Personal information
- Born: 19 February 1914 Palmerston North, New Zealand
- Died: 25 March 1985 (aged 71) Wellington, New Zealand

Sport
- Sport: Athletics
- Event: 100 m

Achievements and titles
- Personal best: 100 m – 12.4 (1930)

= Thelma Kench =

New Zealand sprinter (1914–1985)

Thelma Kench later Irion (19 February 1914 – 25 March 1985) was a New Zealand sprinter who competed at the 1932 Summer Olympics.

== Athletic career ==
Kench, trained by her father, competed in the 100 m and held the national title in 1930–1932. Her time equalled the world record, and she was, at 16, the youngest to hold the title. Her "husky" physique was much commented upon in the press, and she was described as "nuggetty with massive legs".
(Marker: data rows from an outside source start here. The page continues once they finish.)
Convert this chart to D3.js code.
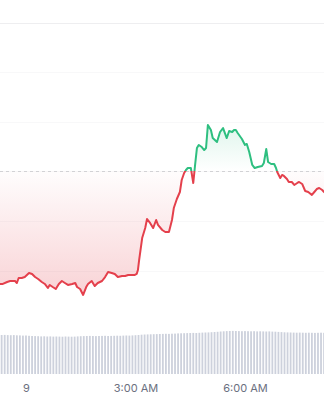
<!DOCTYPE html>
<html>
<head>
<meta charset="utf-8">
<script src="https://cdn.jsdelivr.net/npm/d3@7"></script>
<style>
  html, body { margin: 0; padding: 0; background: #fff; }
  svg { display: block; }
</style>
</head>
<body>
<div id="price-chart"></div>
<script>
// minutes after midnight of the 9th
const priceMinutes = [-43, -38, -31, -26, -18, -15, -12, -7, -2, 5, 10, 15, 20, 26, 31, 36, 39, 44, 49, 54,
  59, 64, 69, 76, 81, 84, 89, 94, 99, 102, 108, 113, 118, 125, 130, 135, 141, 146, 151, 158,
  163, 168, 174, 179, 182, 184, 186, 191, 196, 199, 204, 209, 214, 217, 224, 229, 235, 240, 243, 248,
  253, 256, 260, 263, 266, 271, 275, 278, 281, 284, 289, 293, 296, 299, 304, 307, 314, 319, 324, 330,
  334, 339, 342, 345, 348, 355, 360, 363, 367, 372, 376, 381, 388, 391, 395, 398, 403, 408, 411, 413,
  418, 421, 424, 429, 432, 437, 441, 446, 449, 454, 459, 464, 470, 474, 478, 482, 487, 490, 495];
const prices = [2.2364, 2.2364, 2.2384, 2.2394, 2.2394, 2.2374, 2.2424, 2.2424, 2.2434, 2.2475,
  2.2465, 2.2434, 2.2414, 2.2384, 2.2364, 2.2323, 2.2354, 2.2333, 2.2313, 2.2364,
  2.2394, 2.2374, 2.2354, 2.2364, 2.2374, 2.2333, 2.2313, 2.2253, 2.2333, 2.2364,
  2.2394, 2.2343, 2.2374, 2.2394, 2.2434, 2.2485, 2.2475, 2.2465, 2.2434, 2.2444,
  2.2444, 2.2455, 2.2455, 2.2455, 2.2465, 2.2505, 2.2606, 2.2828, 2.2929, 2.3020,
  2.2980, 2.2929, 2.3010, 2.2960, 2.2909, 2.2889, 2.2889, 2.3010, 2.3131, 2.3222,
  2.3293, 2.3414, 2.3485, 2.3515, 2.3535, 2.3535, 2.3384, 2.3566, 2.3737, 2.3768,
  2.3747, 2.3717, 2.3737, 2.3970, 2.3919, 2.3838, 2.3798, 2.3899, 2.3939, 2.3838,
  2.3909, 2.3899, 2.3919, 2.3919, 2.3889, 2.3828, 2.3768, 2.3778, 2.3697, 2.3566,
  2.3535, 2.3545, 2.3556, 2.3586, 2.3727, 2.3596, 2.3576, 2.3576, 2.3535, 2.3495,
  2.3434, 2.3465, 2.3455, 2.3424, 2.3394, 2.3394, 2.3364, 2.3384, 2.3394, 2.3374,
  2.3303, 2.3293, 2.3263, 2.3293, 2.3323, 2.3333, 2.3313, 2.3293, 2.3273];
const openPrice = 2.3505;

// 24h volume (millions), one bar every 5 minutes starting at volumeStart
const volumeStart = -45;
const volumes = [39.2, 39.0, 39.1, 38.9, 38.8, 38.9, 38.7, 38.6, 38.4, 38.5,
  38.2, 38.0, 37.9, 37.8, 37.6, 37.7, 37.5, 37.6, 37.4, 37.5,
  37.4, 37.3, 37.5, 37.4, 37.3, 37.4, 37.6, 37.8, 37.9, 38.0,
  38.1, 38.0, 37.9, 38.0, 38.1, 38.2, 38.0, 38.1, 38.2, 38.3,
  38.2, 38.4, 38.5, 38.4, 38.6, 38.8, 39.0, 39.3, 39.5, 39.6,
  39.7, 39.8, 39.9, 40.0, 40.1, 40.2, 40.1, 40.3, 40.4, 40.6,
  40.7, 40.8, 40.9, 41.0, 41.1, 41.0, 41.2, 41.4, 41.5, 41.6,
  41.8, 42.0, 42.2, 42.5, 42.7, 42.9, 43.0, 43.1, 43.0, 42.9,
  42.8, 42.9, 42.8, 42.7, 42.8, 42.6, 42.7, 42.6, 42.5, 42.6,
  42.4, 42.3, 42.1, 41.9, 41.7, 41.6, 41.5, 41.4, 41.3, 41.4,
  41.3, 41.2, 41.3, 41.2, 41.1, 41.2, 41.3, 41.2];

const priceTicks = [2.25, 2.30, 2.35, 2.40, 2.45, 2.50];
const timeTicks = [0, 180, 360];
const timeLabels = ["9", "3:00 AM", "6:00 AM"];

const width = 324, height = 400;
const green = "#2ebf80", red = "#e4404c";

const day = Date.UTC(2024, 0, 9);
const toDate = m => new Date(day + m * 60000);

const priceData = priceMinutes.map((m, i) => ({date: toDate(m), price: prices[i]}));
const volumeData = volumes.map((v, i) => ({date: toDate(volumeStart + i * 5), volume: v}));

const svg = d3.select("#price-chart")
  .append("svg")
    .attr("width", width)
    .attr("height", height);

// the visible window of the chart
const x = d3.scaleUtc()
  .domain([toDate(-42.7), toDate(489.9)])
  .range([0, width]);

const y = d3.scaleLinear()
  .domain([2.25, 2.50])
  .range([270.5, 23]);

const yVol = d3.scaleLinear()
  .domain([0, 50])
  .range([374, 324]);

const baseY = y(openPrice);

// gridlines (very faint, the top one a bit stronger)
svg.append("g")
  .selectAll("line")
  .data(priceTicks)
  .join("line")
    .attr("x1", 0)
    .attr("x2", width)
    .attr("y1", d => Math.round(y(d)) + 0.5)
    .attr("y2", d => Math.round(y(d)) + 0.5)
    .attr("stroke", (d, i) => i === priceTicks.length - 1 ? "#eeeef0" : "#f8f8f9");

// gradients + clips for above / below the opening price
const defs = svg.append("defs");

const gUp = defs.append("linearGradient")
  .attr("id", "grad-up")
  .attr("gradientUnits", "userSpaceOnUse")
  .attr("x1", 0).attr("x2", 0)
  .attr("y1", y(d3.max(prices))).attr("y2", baseY);
gUp.append("stop").attr("offset", 0).attr("stop-color", green).attr("stop-opacity", 0.15);
gUp.append("stop").attr("offset", 1).attr("stop-color", green).attr("stop-opacity", 0);

const gDown = defs.append("linearGradient")
  .attr("id", "grad-down")
  .attr("gradientUnits", "userSpaceOnUse")
  .attr("x1", 0).attr("x2", 0)
  .attr("y1", baseY).attr("y2", y(d3.min(prices)));
gDown.append("stop").attr("offset", 0).attr("stop-color", red).attr("stop-opacity", 0.01);
gDown.append("stop").attr("offset", 1).attr("stop-color", red).attr("stop-opacity", 0.23);

defs.append("clipPath").attr("id", "clip-up")
  .append("rect").attr("x", 0).attr("y", 0).attr("width", width).attr("height", baseY);
defs.append("clipPath").attr("id", "clip-down")
  .append("rect").attr("x", 0).attr("y", baseY).attr("width", width).attr("height", height - baseY);

const area = d3.area()
  .x(d => x(d.date))
  .y0(baseY)
  .y1(d => y(d.price));

const line = d3.line()
  .x(d => x(d.date))
  .y(d => y(d.price));

svg.append("path")
  .datum(priceData)
  .attr("clip-path", "url(#clip-up)")
  .attr("fill", "url(#grad-up)")
  .attr("d", area);

svg.append("path")
  .datum(priceData)
  .attr("clip-path", "url(#clip-down)")
  .attr("fill", "url(#grad-down)")
  .attr("d", area);

// opening price reference line
svg.append("line")
  .attr("x1", 0)
  .attr("x2", width)
  .attr("y1", Math.round(baseY) + 0.5)
  .attr("y2", Math.round(baseY) + 0.5)
  .attr("stroke", "#d2d2d5")
  .attr("stroke-dasharray", "3,3");

svg.append("path")
  .datum(priceData)
  .attr("clip-path", "url(#clip-up)")
  .attr("fill", "none")
  .attr("stroke", green)
  .attr("stroke-width", 2)
  .attr("stroke-linejoin", "round")
  .attr("d", line);

svg.append("path")
  .datum(priceData)
  .attr("clip-path", "url(#clip-down)")
  .attr("fill", "none")
  .attr("stroke", red)
  .attr("stroke-width", 2)
  .attr("stroke-linejoin", "round")
  .attr("d", line);

// volume bars
svg.append("g")
  .selectAll("rect")
  .data(volumeData)
  .join("rect")
    .attr("x", d => x(d.date) - 0.9)
    .attr("y", d => yVol(d.volume))
    .attr("width", 1.8)
    .attr("height", d => yVol(0) - yVol(d.volume))
    .attr("fill", "#cdd1dc");

// time axis
svg.append("g")
  .attr("transform", "translate(0,376)")
  .call(d3.axisBottom(x)
    .tickValues(timeTicks.map(toDate))
    .tickFormat((d, i) => timeLabels[i])
    .tickSize(0)
    .tickPadding(8))
  .call(g => g.select(".domain").remove())
  .call(g => g.selectAll("text")
    .attr("fill", "#6b7080")
    .style("font-family", "Inter, 'Noto Sans', sans-serif")
    .style("font-size", "11px"));
</script>
</body>
</html>
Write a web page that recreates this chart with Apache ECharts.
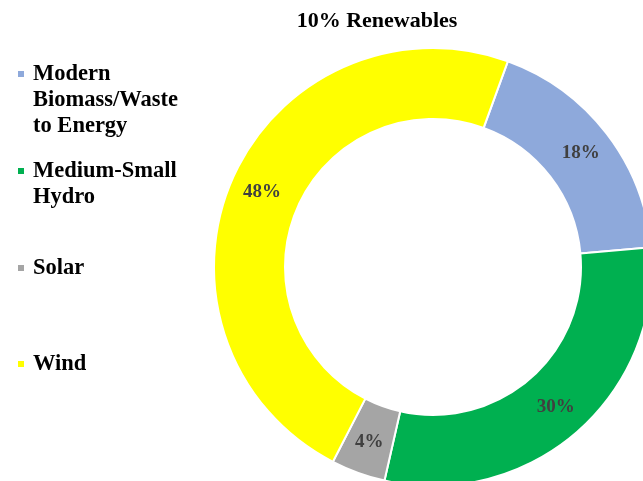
<!DOCTYPE html>
<html>
<head>
<meta charset="utf-8">
<script src="https://cdn.jsdelivr.net/npm/echarts@6/dist/echarts.min.js"></script>
<style>
  html, body { margin: 0; padding: 0; background: #fff; }
  #chart { width: 643px; height: 481px; }
</style>
</head>
<body>
<div id="chart"></div>
<script>
// Share of the renewable energy mix (percent)
const categories = ['Modern Biomass/Waste to Energy', 'Medium-Small Hydro', 'Solar', 'Wind'];
const shares = [18, 30, 4, 48];
const colors = ['#8EA9DB', '#00B050', '#A5A5A5', '#FFFF00'];
// Wrapped legend text; leading blank lines keep the marker beside the first line
const legendText = {
  'Modern Biomass/Waste to Energy': '\n\nModern\nBiomass/Waste\nto Energy',
  'Medium-Small Hydro': '\nMedium-Small\nHydro',
  'Solar': 'Solar',
  'Wind': 'Wind'
};
const legendTops = [9, 132, 255, 351];

const serif = '"Liberation Serif", "Times New Roman", serif';

const chart = echarts.init(document.getElementById('chart'), null, { renderer: 'canvas' });

const legends = categories.map((name, i) => ({
  data: [name],
  orient: 'vertical',
  left: 16,
  top: legendTops[i],
  padding: 0,
  icon: 'rect',
  itemWidth: 8,
  itemHeight: 8,
  selectedMode: false,
  formatter: n => legendText[n],
  textStyle: {
    fontFamily: serif,
    fontWeight: 'bold',
    fontSize: 22.5,
    lineHeight: 26,
    color: '#000',
    padding: [0, 0, 0, 3]
  }
}));

chart.setOption({
  animation: false,
  color: colors,
  title: {
    text: '10% Renewables',
    left: 372,
    textAlign: 'center',
    top: 5,
    textStyle: { fontFamily: serif, fontWeight: 'bold', fontSize: 22, color: '#000' }
  },
  legend: legends,
  series: [{
    type: 'pie',
    center: [433, 267],
    radius: [148, 219],
    startAngle: 70,
    clockwise: true,
    avoidLabelOverlap: false,
    itemStyle: { borderColor: '#fff', borderWidth: 2 },
    emphasis: { disabled: true },
    label: {
      show: true,
      position: 'inside',
      formatter: '{c}%',
      fontFamily: serif,
      fontWeight: 'bold',
      fontSize: 19,
      color: '#404040'
    },
    labelLine: { show: false },
    data: categories.map((name, i) => ({ name, value: shares[i] }))
  }]
});
</script>
</body>
</html>
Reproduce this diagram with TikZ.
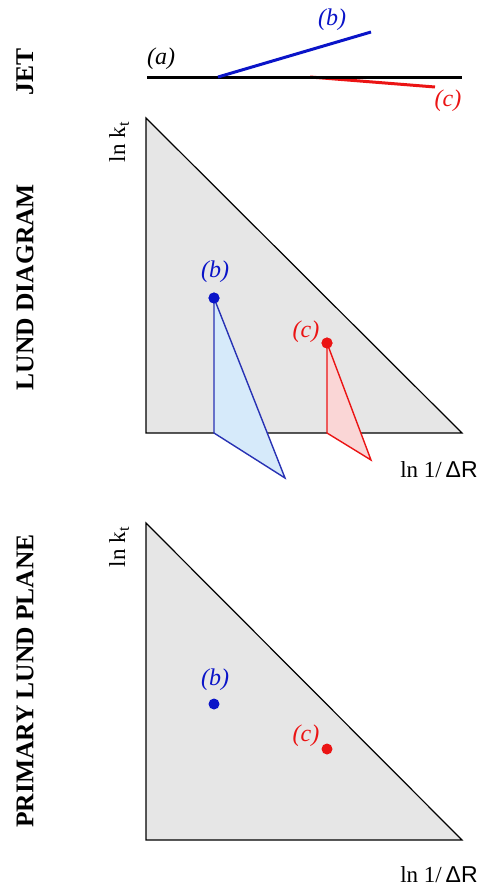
\documentclass[tikz,border=0pt]{standalone}
\usepackage{fontspec}
\setmainfont{Liberation Serif}
\newfontfamily\axisfont{Liberation Sans}
\definecolor{jetBlue}{RGB}{10,20,200}
\definecolor{jetRed}{RGB}{235,20,20}
\definecolor{edgeBlue}{RGB}{40,50,180}
\definecolor{planeGray}{RGB}{230,230,230}
\definecolor{bFill}{RGB}{214,234,250}
\definecolor{cFill}{RGB}{250,214,214}

\begin{document}
\begin{tikzpicture}[x=1pt, y=-1pt,
            rowlbl/.style={rotate=90, font=\bfseries\fontsize{25.5}{25.5}\selectfont, inner sep=0pt},
            tag/.style={font=\itshape\fontsize{24}{24}\selectfont, inner sep=0pt},
            axlbl/.style={font=\fontsize{23}{23}\selectfont, inner sep=0pt},
            jet/.style={line width=3pt},
            plane/.style={draw=black, fill=planeGray, line width=1.2pt, line join=miter},
            dot/.style={circle, inner sep=0pt, minimum size=11pt}]
            \useasboundingbox (0,0) rectangle (483,887);
            % row titles
            \node[rowlbl] (tjet) at (25,72) {JET};
            \node[rowlbl] (tlund) at (25,287) {LUND DIAGRAM};
            \node[rowlbl] (tprim) at (25,681) {PRIMARY LUND PLANE};
            % jet
            \coordinate (j0) at (147,77);
            \coordinate (j1) at (462,77);
            \coordinate (jb0) at (218,77);
            \coordinate (jb1) at (371,32);
            \coordinate (jc0) at (310,77);
            \coordinate (jc1) at (435,87);
            \draw[jet, jetRed] (jc0)--(jc1);
            \draw[jet, black] (j0)--(j1);
            \draw[jet, jetBlue] (jb0)--(jb1);
            \node[tag] (ja) at (161,59) {(a)};
            \node[tag, text=jetBlue] (jb) at (332,20) {(b)};
            \node[tag, text=jetRed] (jc) at (448,101) {(c)};
            % lund diagram
            \coordinate (l0) at (146,118);
            \coordinate (l1) at (146,433);
            \coordinate (l2) at (462,433);
            \draw[plane] (l0)--(l1)--(l2)--cycle;
            \node[axlbl, rotate=90] (lky) at (119,142) {ln k\textsubscript{t}};
            \node[axlbl] (lkx) at (439,470) {ln 1/\,{\axisfont ΔR}};
            \coordinate (lb1) at (214,433);
            \coordinate (lb2) at (285,478);
            \coordinate (lc1) at (327,433);
            \coordinate (lc2) at (371,460);
            \node[dot, fill=jetBlue] (lbd) at (214,298) {};
            \node[dot, fill=jetRed] (lcd) at (327,343) {};
            \draw[edgeBlue, fill=bFill, line width=1.4pt] (lbd.center)--(lb1)--(lb2)--cycle;
            \draw[jetRed, fill=cFill, line width=1.4pt] (lcd.center)--(lc1)--(lc2)--cycle;
            \node[dot, fill=jetBlue] at (lbd) {};
            \node[dot, fill=jetRed] at (lcd) {};
            \node[tag, text=jetBlue] (lbt) at (215,272) {(b)};
            \node[tag, text=jetRed] (lct) at (306,332) {(c)};
            % primary lund plane
            \coordinate (p0) at (146,523);
            \coordinate (p1) at (146,840);
            \coordinate (p2) at (462,840);
            \draw[plane] (p0)--(p1)--(p2)--cycle;
            \node[axlbl, rotate=90] (pky) at (119,547) {ln k\textsubscript{t}};
            \node[axlbl] (pkx) at (439,875) {ln 1/\,{\axisfont ΔR}};
            \node[dot, fill=jetBlue] (pbd) at (214,704) {};
            \node[dot, fill=jetRed] (pcd) at (327,749) {};
            \node[tag, text=jetBlue] (pbt) at (215,680) {(b)};
            \node[tag, text=jetRed] (pct) at (306,736) {(c)};
        \end{tikzpicture}
\end{document}
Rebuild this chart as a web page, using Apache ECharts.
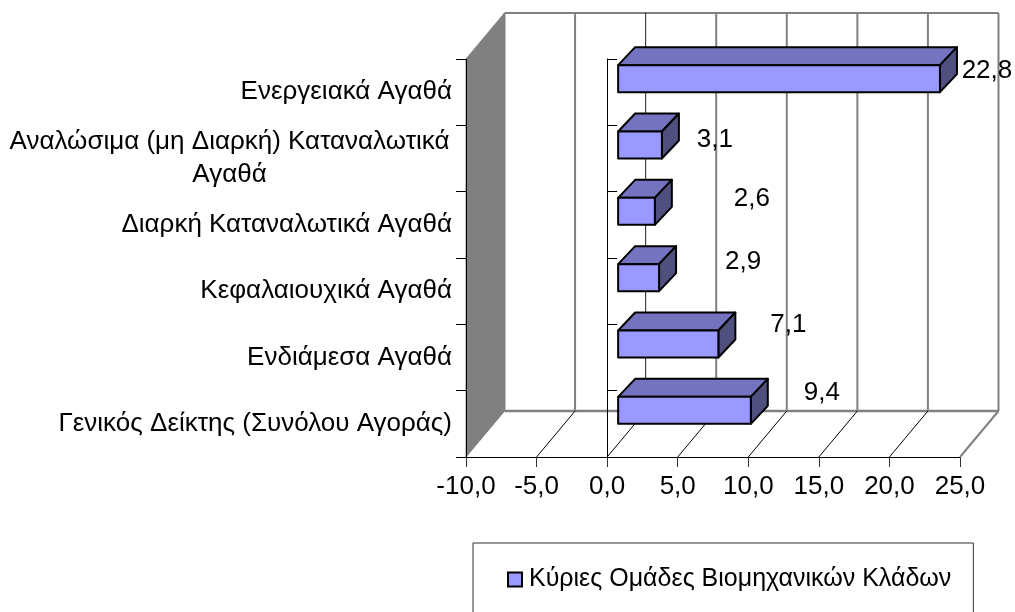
<!DOCTYPE html>
<html lang="el">

<head>
    <meta charset="utf-8">
    <title>Κύριες Ομάδες Βιομηχανικών Κλάδων</title>
    <script src="https://cdn.jsdelivr.net/npm/echarts@6/dist/echarts.min.js"></script>
</head>

<body style="margin:0;background:#fff">
    <div id="main" style="width:1015px;height:612px"></div>

    <script type="text/javascript">
        // bottom to top, same order as the y axis
        var categories = [
            'Γενικός Δείκτης (Συνόλου Αγοράς)',
            'Ενδιάμεσα Αγαθά',
            'Κεφαλαιουχικά Αγαθά',
            'Διαρκή Καταναλωτικά Αγαθά',
            'Αναλώσιμα (μη Διαρκή) Καταναλωτικά\nΑγαθά',
            'Ενεργειακά Αγαθά'
        ];
        var values = [9.4, 7.1, 2.9, 2.6, 3.1, 22.8];
        var xTicks = [-10, -5, 0, 5, 10, 15, 20, 25];
        var seriesName = 'Κύριες Ομάδες Βιομηχανικών Κλάδων';

        var FONT = '"Liberation Sans", Arial, sans-serif';
        var FONT_SIZE = 26;
        var GREY = '#808080';

        // fake 3d: how far the back wall sits from the front plane
        var DEPTH_X = 38.5, DEPTH_Y = -46;
        // bar box inside that depth
        var BAR_X = 11, BAR_Y = -13.5, BAR_H = 27, BAR_DX = 17, BAR_DY = -18;

        function comma(v) {
            return v.toFixed(1).replace('.', ',');
        }

        function renderWall(params, api) {
            var c = params.coordSys;
            var bottom = c.y + c.height;
            return {
                type: 'polygon',
                shape: {
                    points: [
                        [c.x, c.y],
                        [c.x + DEPTH_X, c.y + DEPTH_Y],
                        [c.x + DEPTH_X, bottom + DEPTH_Y],
                        [c.x, bottom]
                    ]
                },
                style: { fill: GREY, stroke: GREY, lineWidth: 1 }
            };
        }

        function renderGrid(params, api) {
            var c = params.coordSys;
            var v = api.value(0);
            var x = api.coord([v, 0])[0];
            var bottom = c.y + c.height;
            var children = [];
            // line on the back wall (the one at -10 is the wall edge)
            children.push({
                type: 'line',
                shape: { x1: x + DEPTH_X, y1: c.y + DEPTH_Y, x2: x + DEPTH_X, y2: bottom + DEPTH_Y },
                style: { stroke: v === 0 ? '#222' : GREY, lineWidth: v === 0 ? 1 : 2 }
            });
            // line on the floor
            if (v !== -10) {
                children.push({
                    type: 'line',
                    shape: { x1: x, y1: bottom, x2: x + DEPTH_X, y2: bottom + DEPTH_Y },
                    style: { stroke: v === 25 ? GREY : '#000', lineWidth: v === 25 ? 2 : 1 }
                });
            }
            if (params.dataIndex === 0) {
                var xEnd = c.x + c.width + DEPTH_X;
                children.push({
                    type: 'line',
                    shape: { x1: x + DEPTH_X, y1: c.y + DEPTH_Y, x2: xEnd, y2: c.y + DEPTH_Y },
                    style: { stroke: GREY, lineWidth: 2 }
                });
                children.push({
                    type: 'line',
                    shape: { x1: x + DEPTH_X, y1: bottom + DEPTH_Y, x2: xEnd, y2: bottom + DEPTH_Y },
                    style: { stroke: GREY, lineWidth: 2.5 }
                });
            }
            return { type: 'group', children: children };
        }

        function renderBar(params, api) {
            var end = api.coord([api.value(0), api.value(1)]);
            var start = api.coord([0, api.value(1)]);
            var x0 = start[0] + BAR_X, x1 = end[0] + BAR_X;
            var y0 = end[1] + BAR_Y - BAR_H / 2, y1 = y0 + BAR_H;
            var edge = { stroke: '#000', lineWidth: 2, lineJoin: 'round' };
            return {
                type: 'group',
                children: [
                    {
                        type: 'polygon',
                        shape: { points: [[x0, y0], [x0 + BAR_DX, y0 + BAR_DY], [x1 + BAR_DX, y0 + BAR_DY], [x1, y0]] },
                        style: Object.assign({ fill: '#7373bf' }, edge)
                    },
                    {
                        type: 'polygon',
                        shape: { points: [[x1, y0], [x1 + BAR_DX, y0 + BAR_DY], [x1 + BAR_DX, y1 + BAR_DY], [x1, y1]] },
                        style: Object.assign({ fill: '#50507f' }, edge)
                    },
                    {
                        type: 'rect',
                        shape: { x: x0, y: y0, width: x1 - x0, height: BAR_H },
                        style: Object.assign({ fill: '#9999ff' }, edge)
                    }
                ]
            };
        }

        function renderLabel(params, api) {
            // label nudges as placed by hand in the original, bottom to top
            var nudge = [[82, -31], [81, -33], [95, -29], [108, -26], [64, -19], [58, -21]][params.dataIndex];
            var p = api.coord([api.value(0), api.value(1)]);
            return {
                type: 'text',
                style: {
                    x: p[0] + nudge[0],
                    y: p[1] + nudge[1],
                    text: comma(api.value(0)),
                    fill: '#000',
                    font: FONT_SIZE + 'px ' + FONT,
                    align: 'center',
                    verticalAlign: 'middle'
                }
            };
        }

        var myChart = echarts.init(document.getElementById('main'));

        myChart.setOption({
            animation: false,
            backgroundColor: '#fff',
            textStyle: { fontFamily: FONT },
            grid: { left: 466, top: 59, width: 494, height: 398, containLabel: false },
            legend: {
                left: 473,
                top: 543,
                // box runs off the bottom of the page like the original
                padding: [24, 22, 60, 34],
                borderColor: '#333',
                borderWidth: 1,
                itemWidth: 14,
                itemHeight: 14,
                itemGap: 0,
                data: [{ name: seriesName, icon: 'rect' }],
                itemStyle: { color: '#9999ff', borderColor: '#000', borderWidth: 2 },
                textStyle: { fontSize: 25, fontFamily: FONT, color: '#000', padding: [0, 0, 0, 2] }
            },
            xAxis: {
                type: 'value',
                min: -10,
                max: 25,
                interval: 5,
                position: 'bottom',
                splitLine: { show: false },
                axisLine: { show: true, onZero: false, lineStyle: { color: '#000', width: 1 } },
                axisTick: { show: true, length: 10, lineStyle: { color: '#333' } },
                axisLabel: {
                    margin: 17,
                    fontSize: FONT_SIZE,
                    fontFamily: FONT,
                    color: '#000',
                    formatter: comma
                }
            },
            yAxis: [{
                type: 'category',
                data: categories,
                z: 3,
                axisLine: { show: true, onZero: false, lineStyle: { color: '#000', width: 1 } },
                axisTick: { show: true, length: 10, lineStyle: { color: '#000' } },
                axisLabel: {
                    margin: 14,
                    fontSize: FONT_SIZE,
                    fontFamily: FONT,
                    color: '#000',
                    interval: 0,
                    formatter: function (v) {
                        // wrapped label is centred on its longest line
                        if (v.indexOf('\n') < 0) return v;
                        return v.split('\n').map(function (s) { return '{w|' + s + '}'; }).join('\n');
                    },
                    rich: { w: { width: 445, align: 'center', fontSize: FONT_SIZE, fontFamily: FONT, lineHeight: 33 } }
                }
            }, {
                // the axis line crossing at 0
                type: 'category',
                data: categories,
                z: 3,
                axisLine: { show: true, onZero: true, lineStyle: { color: '#000', width: 1 } },
                axisTick: { show: true, length: 10, lineStyle: { color: '#000' } },
                axisLabel: { show: false }
            }],
            series: [{
                type: 'custom',
                name: 'wall',
                z: 1,
                silent: true,
                renderItem: renderWall,
                encode: { x: 0 },
                data: [[xTicks[0]]]
            }, {
                type: 'custom',
                name: 'grid',
                z: 1,
                silent: true,
                renderItem: renderGrid,
                encode: { x: 0 },
                data: xTicks.map(function (v) { return [v]; })
            }, {
                type: 'custom',
                name: seriesName,
                z: 5,
                silent: true,
                renderItem: renderBar,
                encode: { x: 0, y: 1 },
                itemStyle: { color: '#9999ff' },
                data: values.map(function (v, i) { return [v, i]; })
            }, {
                type: 'custom',
                name: 'labels',
                z: 6,
                silent: true,
                renderItem: renderLabel,
                encode: { x: 0, y: 1 },
                data: values.map(function (v, i) { return [v, i]; })
            }]
        });
    </script>
</body>

</html>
Kench's selection had some drama. The New Zealand Amateur Athletic Association (NZAAA) selectors recommended three athletes for the 1932 Olympics in Los Angeles, but because of the extra cost of a chaperone, none were women. The NZAAA decided to nominate her, but as the New Zealand Olympic & Commonwealth Games Association (NZOCGA) only had funds to send three, the fourth would be sent at the expense of the NZAAA. The Wellington branch of the NZAAA raised £120 for her, although the Otago branch could not raise £50 for Jack Lovelock. In the Olympic semifinals of the 100 m race in Los Angeles, she was third after 50 m but dropped back to sixth. After the Olympics, she gained weight, which was also commented upon by the press, and retired from track competition in 1933, at age 19.

== Personal life ==
Kench was born in Palmerston North, and moved to Whanganui. She married John Henry "Jack" Irion in 1940. They had two sons and two daughters, and lived in Wellington, where she died in 1985, aged 71 years.